#### DATA LINES:

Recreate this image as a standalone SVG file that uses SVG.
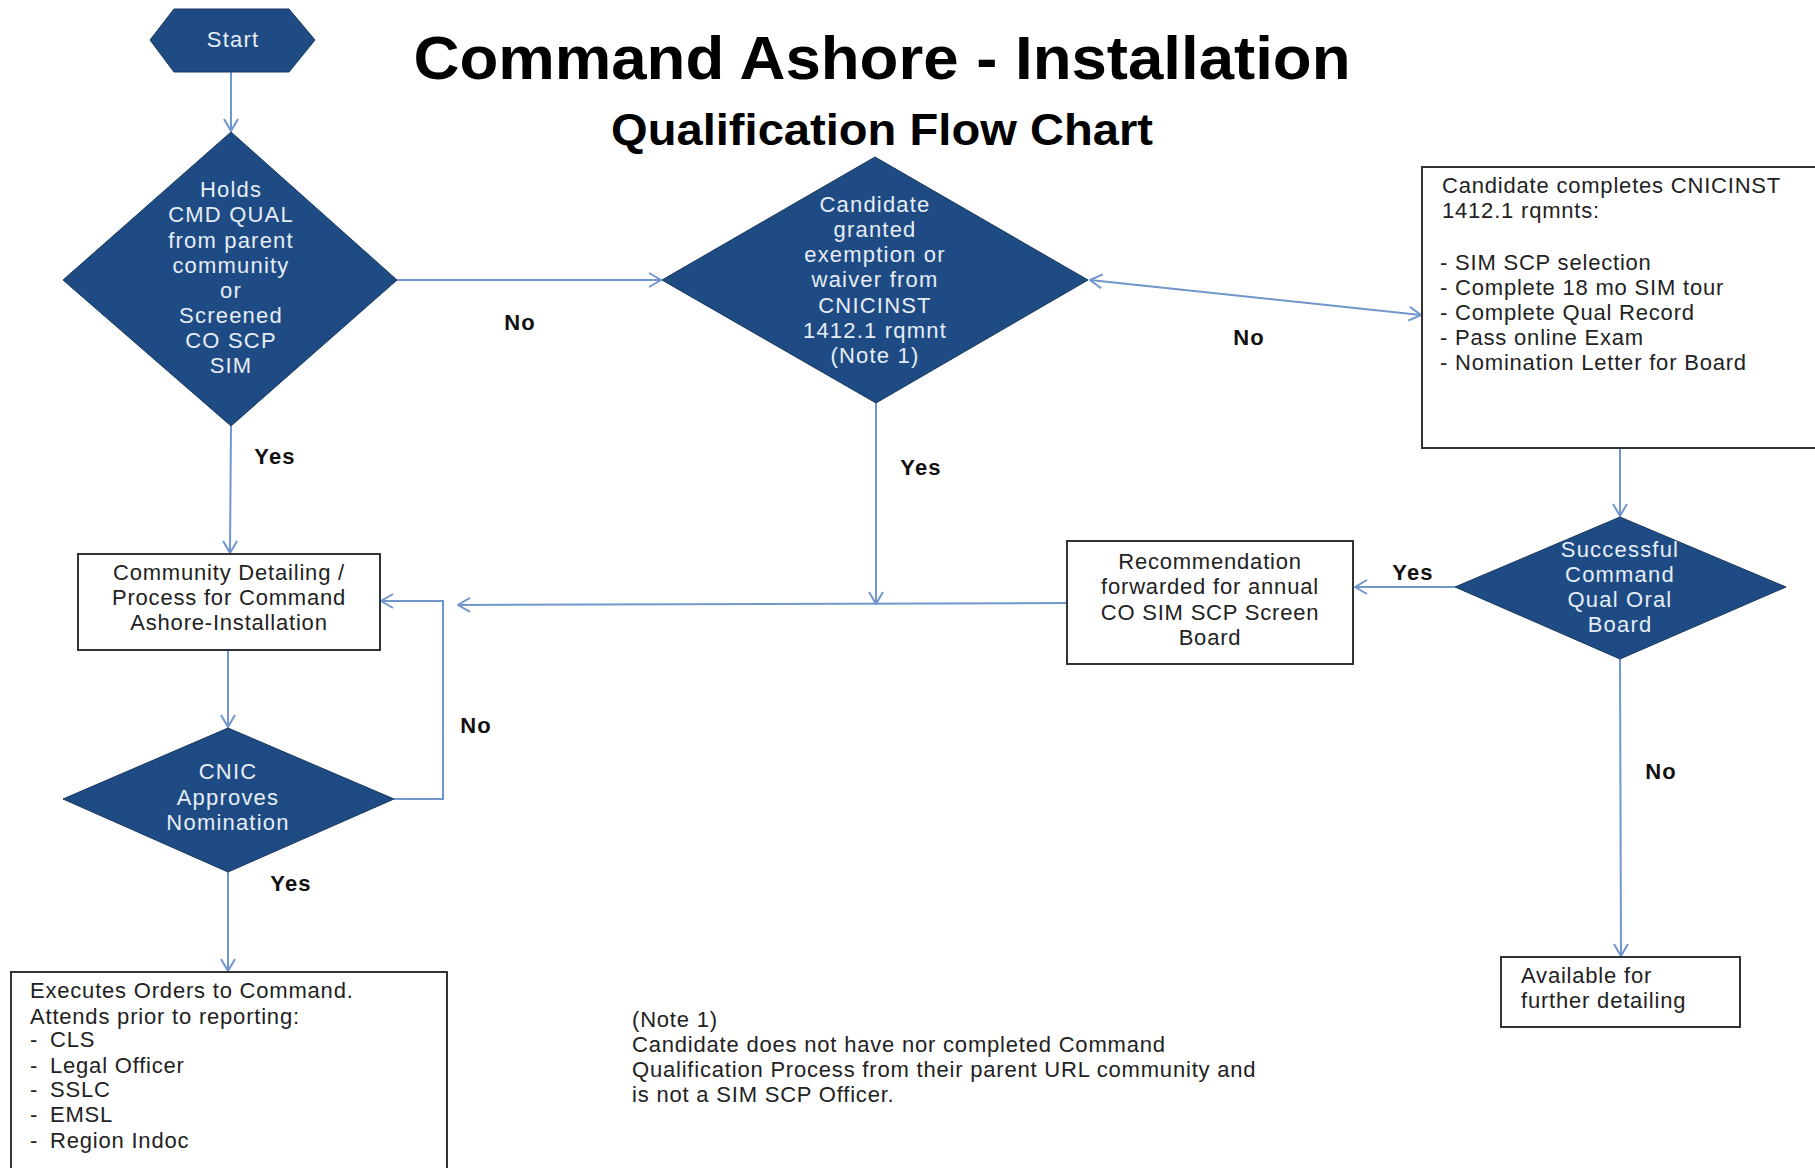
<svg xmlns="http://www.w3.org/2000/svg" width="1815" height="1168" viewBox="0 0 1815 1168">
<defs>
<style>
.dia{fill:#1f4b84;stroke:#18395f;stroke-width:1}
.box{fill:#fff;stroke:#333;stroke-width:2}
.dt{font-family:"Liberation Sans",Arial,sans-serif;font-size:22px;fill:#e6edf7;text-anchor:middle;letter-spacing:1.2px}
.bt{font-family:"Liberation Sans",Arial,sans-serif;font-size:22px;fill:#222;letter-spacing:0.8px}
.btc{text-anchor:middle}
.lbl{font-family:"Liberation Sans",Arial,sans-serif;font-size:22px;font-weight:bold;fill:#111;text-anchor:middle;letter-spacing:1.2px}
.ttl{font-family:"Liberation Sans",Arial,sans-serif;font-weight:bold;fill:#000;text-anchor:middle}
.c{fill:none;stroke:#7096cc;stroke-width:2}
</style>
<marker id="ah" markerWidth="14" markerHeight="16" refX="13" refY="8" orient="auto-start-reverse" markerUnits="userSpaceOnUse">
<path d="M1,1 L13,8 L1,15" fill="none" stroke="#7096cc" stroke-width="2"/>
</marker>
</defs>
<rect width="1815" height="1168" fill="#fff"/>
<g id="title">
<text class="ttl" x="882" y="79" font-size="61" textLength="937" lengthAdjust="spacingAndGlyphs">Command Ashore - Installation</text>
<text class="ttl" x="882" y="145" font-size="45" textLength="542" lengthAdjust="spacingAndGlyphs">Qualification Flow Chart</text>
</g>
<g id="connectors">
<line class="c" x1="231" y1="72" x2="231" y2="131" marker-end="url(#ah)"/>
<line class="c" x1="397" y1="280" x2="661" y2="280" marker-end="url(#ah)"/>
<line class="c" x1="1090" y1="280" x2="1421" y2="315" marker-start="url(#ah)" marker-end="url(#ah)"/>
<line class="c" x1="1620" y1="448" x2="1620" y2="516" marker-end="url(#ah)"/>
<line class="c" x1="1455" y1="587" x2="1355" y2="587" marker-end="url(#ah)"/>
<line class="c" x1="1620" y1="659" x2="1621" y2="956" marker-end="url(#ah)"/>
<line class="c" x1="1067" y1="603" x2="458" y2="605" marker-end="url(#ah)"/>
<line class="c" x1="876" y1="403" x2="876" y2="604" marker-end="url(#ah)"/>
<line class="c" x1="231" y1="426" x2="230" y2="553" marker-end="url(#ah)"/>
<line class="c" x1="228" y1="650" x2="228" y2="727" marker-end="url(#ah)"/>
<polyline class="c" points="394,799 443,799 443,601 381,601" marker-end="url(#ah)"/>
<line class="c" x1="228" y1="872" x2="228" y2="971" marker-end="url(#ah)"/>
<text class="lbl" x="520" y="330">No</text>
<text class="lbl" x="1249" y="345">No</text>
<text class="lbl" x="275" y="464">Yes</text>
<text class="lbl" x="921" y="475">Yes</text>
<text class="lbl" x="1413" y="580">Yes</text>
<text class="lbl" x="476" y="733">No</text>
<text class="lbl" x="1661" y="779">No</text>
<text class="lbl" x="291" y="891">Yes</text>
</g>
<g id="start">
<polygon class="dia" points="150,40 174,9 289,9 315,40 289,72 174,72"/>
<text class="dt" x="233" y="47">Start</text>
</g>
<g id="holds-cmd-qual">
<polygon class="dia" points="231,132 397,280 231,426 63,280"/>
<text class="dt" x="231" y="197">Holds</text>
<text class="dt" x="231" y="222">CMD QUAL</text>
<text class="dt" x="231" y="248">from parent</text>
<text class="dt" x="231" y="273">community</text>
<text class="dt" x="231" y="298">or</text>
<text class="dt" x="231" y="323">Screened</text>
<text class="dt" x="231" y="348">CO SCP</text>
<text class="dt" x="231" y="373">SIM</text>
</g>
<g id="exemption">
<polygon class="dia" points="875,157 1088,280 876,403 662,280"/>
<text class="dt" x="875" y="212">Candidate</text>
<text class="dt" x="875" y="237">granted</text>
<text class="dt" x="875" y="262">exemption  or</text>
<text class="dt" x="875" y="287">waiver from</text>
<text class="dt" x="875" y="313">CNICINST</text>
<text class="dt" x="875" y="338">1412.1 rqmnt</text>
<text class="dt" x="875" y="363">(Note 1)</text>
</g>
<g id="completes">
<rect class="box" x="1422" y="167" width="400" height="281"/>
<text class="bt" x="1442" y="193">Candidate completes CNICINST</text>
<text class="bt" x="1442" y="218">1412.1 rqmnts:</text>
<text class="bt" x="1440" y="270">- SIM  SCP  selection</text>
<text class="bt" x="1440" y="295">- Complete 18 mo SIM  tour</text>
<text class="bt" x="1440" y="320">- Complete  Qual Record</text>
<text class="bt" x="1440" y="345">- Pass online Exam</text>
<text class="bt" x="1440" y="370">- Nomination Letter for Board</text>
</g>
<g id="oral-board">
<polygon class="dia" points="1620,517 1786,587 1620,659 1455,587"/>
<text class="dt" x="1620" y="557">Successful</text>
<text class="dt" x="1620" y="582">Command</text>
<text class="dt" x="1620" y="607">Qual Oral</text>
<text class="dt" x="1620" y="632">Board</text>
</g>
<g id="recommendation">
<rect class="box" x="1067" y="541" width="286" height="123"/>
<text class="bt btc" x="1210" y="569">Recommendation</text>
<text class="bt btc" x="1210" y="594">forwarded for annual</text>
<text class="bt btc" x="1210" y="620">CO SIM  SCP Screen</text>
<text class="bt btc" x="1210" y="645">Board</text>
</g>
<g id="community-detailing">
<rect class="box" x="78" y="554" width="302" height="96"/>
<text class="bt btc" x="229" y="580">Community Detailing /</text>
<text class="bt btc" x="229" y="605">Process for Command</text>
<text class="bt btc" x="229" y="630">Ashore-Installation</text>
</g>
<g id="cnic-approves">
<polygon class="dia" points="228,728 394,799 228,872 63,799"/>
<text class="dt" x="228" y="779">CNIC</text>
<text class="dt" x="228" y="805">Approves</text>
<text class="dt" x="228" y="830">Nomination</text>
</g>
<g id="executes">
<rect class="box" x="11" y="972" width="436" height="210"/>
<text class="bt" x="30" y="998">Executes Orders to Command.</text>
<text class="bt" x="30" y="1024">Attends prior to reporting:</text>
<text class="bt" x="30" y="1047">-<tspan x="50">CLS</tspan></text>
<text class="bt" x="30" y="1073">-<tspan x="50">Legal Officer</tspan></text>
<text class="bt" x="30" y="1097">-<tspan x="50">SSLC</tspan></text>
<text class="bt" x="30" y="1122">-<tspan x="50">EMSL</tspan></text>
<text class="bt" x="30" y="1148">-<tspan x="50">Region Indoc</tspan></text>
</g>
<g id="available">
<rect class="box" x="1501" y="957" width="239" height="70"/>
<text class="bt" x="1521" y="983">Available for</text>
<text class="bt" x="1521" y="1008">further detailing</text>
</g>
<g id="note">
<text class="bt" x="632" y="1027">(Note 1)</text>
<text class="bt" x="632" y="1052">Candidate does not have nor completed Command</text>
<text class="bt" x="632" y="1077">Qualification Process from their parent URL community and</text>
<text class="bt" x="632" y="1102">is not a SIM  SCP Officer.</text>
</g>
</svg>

#### YOUR TASK:
Give an exact reproduction of every line, leaving out any picture.

#### OUTPUT:
Recreate this image as a standalone SVG file that uses SVG.
<svg xmlns="http://www.w3.org/2000/svg" width="1815" height="1168" viewBox="0 0 1815 1168">
<defs>
<style>
.dia{fill:#1f4b84;stroke:#18395f;stroke-width:1}
.box{fill:#fff;stroke:#333;stroke-width:2}
.dt{font-family:"Liberation Sans",Arial,sans-serif;font-size:22px;fill:#e6edf7;text-anchor:middle;letter-spacing:1.2px}
.bt{font-family:"Liberation Sans",Arial,sans-serif;font-size:22px;fill:#222;letter-spacing:0.8px}
.btc{text-anchor:middle}
.lbl{font-family:"Liberation Sans",Arial,sans-serif;font-size:22px;font-weight:bold;fill:#111;text-anchor:middle;letter-spacing:1.2px}
.ttl{font-family:"Liberation Sans",Arial,sans-serif;font-weight:bold;fill:#000;text-anchor:middle}
.c{fill:none;stroke:#7096cc;stroke-width:2}
</style>
<marker id="ah" markerWidth="14" markerHeight="16" refX="13" refY="8" orient="auto-start-reverse" markerUnits="userSpaceOnUse">
<path d="M1,1 L13,8 L1,15" fill="none" stroke="#7096cc" stroke-width="2"/>
</marker>
</defs>
<rect width="1815" height="1168" fill="#fff"/>
<g id="title">
<text class="ttl" x="882" y="79" font-size="61" textLength="937" lengthAdjust="spacingAndGlyphs">Command Ashore - Installation</text>
<text class="ttl" x="882" y="145" font-size="45" textLength="542" lengthAdjust="spacingAndGlyphs">Qualification Flow Chart</text>
</g>
<g id="connectors">
<line class="c" x1="231" y1="72" x2="231" y2="131" marker-end="url(#ah)"/>
<line class="c" x1="397" y1="280" x2="661" y2="280" marker-end="url(#ah)"/>
<line class="c" x1="1090" y1="280" x2="1421" y2="315" marker-start="url(#ah)" marker-end="url(#ah)"/>
<line class="c" x1="1620" y1="448" x2="1620" y2="516" marker-end="url(#ah)"/>
<line class="c" x1="1455" y1="587" x2="1355" y2="587" marker-end="url(#ah)"/>
<line class="c" x1="1620" y1="659" x2="1621" y2="956" marker-end="url(#ah)"/>
<line class="c" x1="1067" y1="603" x2="458" y2="605" marker-end="url(#ah)"/>
<line class="c" x1="876" y1="403" x2="876" y2="604" marker-end="url(#ah)"/>
<line class="c" x1="231" y1="426" x2="230" y2="553" marker-end="url(#ah)"/>
<line class="c" x1="228" y1="650" x2="228" y2="727" marker-end="url(#ah)"/>
<polyline class="c" points="394,799 443,799 443,601 381,601" marker-end="url(#ah)"/>
<line class="c" x1="228" y1="872" x2="228" y2="971" marker-end="url(#ah)"/>
<text class="lbl" x="520" y="330">No</text>
<text class="lbl" x="1249" y="345">No</text>
<text class="lbl" x="275" y="464">Yes</text>
<text class="lbl" x="921" y="475">Yes</text>
<text class="lbl" x="1413" y="580">Yes</text>
<text class="lbl" x="476" y="733">No</text>
<text class="lbl" x="1661" y="779">No</text>
<text class="lbl" x="291" y="891">Yes</text>
</g>
<g id="start">
<polygon class="dia" points="150,40 174,9 289,9 315,40 289,72 174,72"/>
<text class="dt" x="233" y="47">Start</text>
</g>
<g id="holds-cmd-qual">
<polygon class="dia" points="231,132 397,280 231,426 63,280"/>
<text class="dt" x="231" y="197">Holds</text>
<text class="dt" x="231" y="222">CMD QUAL</text>
<text class="dt" x="231" y="248">from parent</text>
<text class="dt" x="231" y="273">community</text>
<text class="dt" x="231" y="298">or</text>
<text class="dt" x="231" y="323">Screened</text>
<text class="dt" x="231" y="348">CO SCP</text>
<text class="dt" x="231" y="373">SIM</text>
</g>
<g id="exemption">
<polygon class="dia" points="875,157 1088,280 876,403 662,280"/>
<text class="dt" x="875" y="212">Candidate</text>
<text class="dt" x="875" y="237">granted</text>
<text class="dt" x="875" y="262">exemption  or</text>
<text class="dt" x="875" y="287">waiver from</text>
<text class="dt" x="875" y="313">CNICINST</text>
<text class="dt" x="875" y="338">1412.1 rqmnt</text>
<text class="dt" x="875" y="363">(Note 1)</text>
</g>
<g id="completes">
<rect class="box" x="1422" y="167" width="400" height="281"/>
<text class="bt" x="1442" y="193">Candidate completes CNICINST</text>
<text class="bt" x="1442" y="218">1412.1 rqmnts:</text>
<text class="bt" x="1440" y="270">- SIM  SCP  selection</text>
<text class="bt" x="1440" y="295">- Complete 18 mo SIM  tour</text>
<text class="bt" x="1440" y="320">- Complete  Qual Record</text>
<text class="bt" x="1440" y="345">- Pass online Exam</text>
<text class="bt" x="1440" y="370">- Nomination Letter for Board</text>
</g>
<g id="oral-board">
<polygon class="dia" points="1620,517 1786,587 1620,659 1455,587"/>
<text class="dt" x="1620" y="557">Successful</text>
<text class="dt" x="1620" y="582">Command</text>
<text class="dt" x="1620" y="607">Qual Oral</text>
<text class="dt" x="1620" y="632">Board</text>
</g>
<g id="recommendation">
<rect class="box" x="1067" y="541" width="286" height="123"/>
<text class="bt btc" x="1210" y="569">Recommendation</text>
<text class="bt btc" x="1210" y="594">forwarded for annual</text>
<text class="bt btc" x="1210" y="620">CO SIM  SCP Screen</text>
<text class="bt btc" x="1210" y="645">Board</text>
</g>
<g id="community-detailing">
<rect class="box" x="78" y="554" width="302" height="96"/>
<text class="bt btc" x="229" y="580">Community Detailing /</text>
<text class="bt btc" x="229" y="605">Process for Command</text>
<text class="bt btc" x="229" y="630">Ashore-Installation</text>
</g>
<g id="cnic-approves">
<polygon class="dia" points="228,728 394,799 228,872 63,799"/>
<text class="dt" x="228" y="779">CNIC</text>
<text class="dt" x="228" y="805">Approves</text>
<text class="dt" x="228" y="830">Nomination</text>
</g>
<g id="executes">
<rect class="box" x="11" y="972" width="436" height="210"/>
<text class="bt" x="30" y="998">Executes Orders to Command.</text>
<text class="bt" x="30" y="1024">Attends prior to reporting:</text>
<text class="bt" x="30" y="1047">-<tspan x="50">CLS</tspan></text>
<text class="bt" x="30" y="1073">-<tspan x="50">Legal Officer</tspan></text>
<text class="bt" x="30" y="1097">-<tspan x="50">SSLC</tspan></text>
<text class="bt" x="30" y="1122">-<tspan x="50">EMSL</tspan></text>
<text class="bt" x="30" y="1148">-<tspan x="50">Region Indoc</tspan></text>
</g>
<g id="available">
<rect class="box" x="1501" y="957" width="239" height="70"/>
<text class="bt" x="1521" y="983">Available for</text>
<text class="bt" x="1521" y="1008">further detailing</text>
</g>
<g id="note">
<text class="bt" x="632" y="1027">(Note 1)</text>
<text class="bt" x="632" y="1052">Candidate does not have nor completed Command</text>
<text class="bt" x="632" y="1077">Qualification Process from their parent URL community and</text>
<text class="bt" x="632" y="1102">is not a SIM  SCP Officer.</text>
</g>
</svg>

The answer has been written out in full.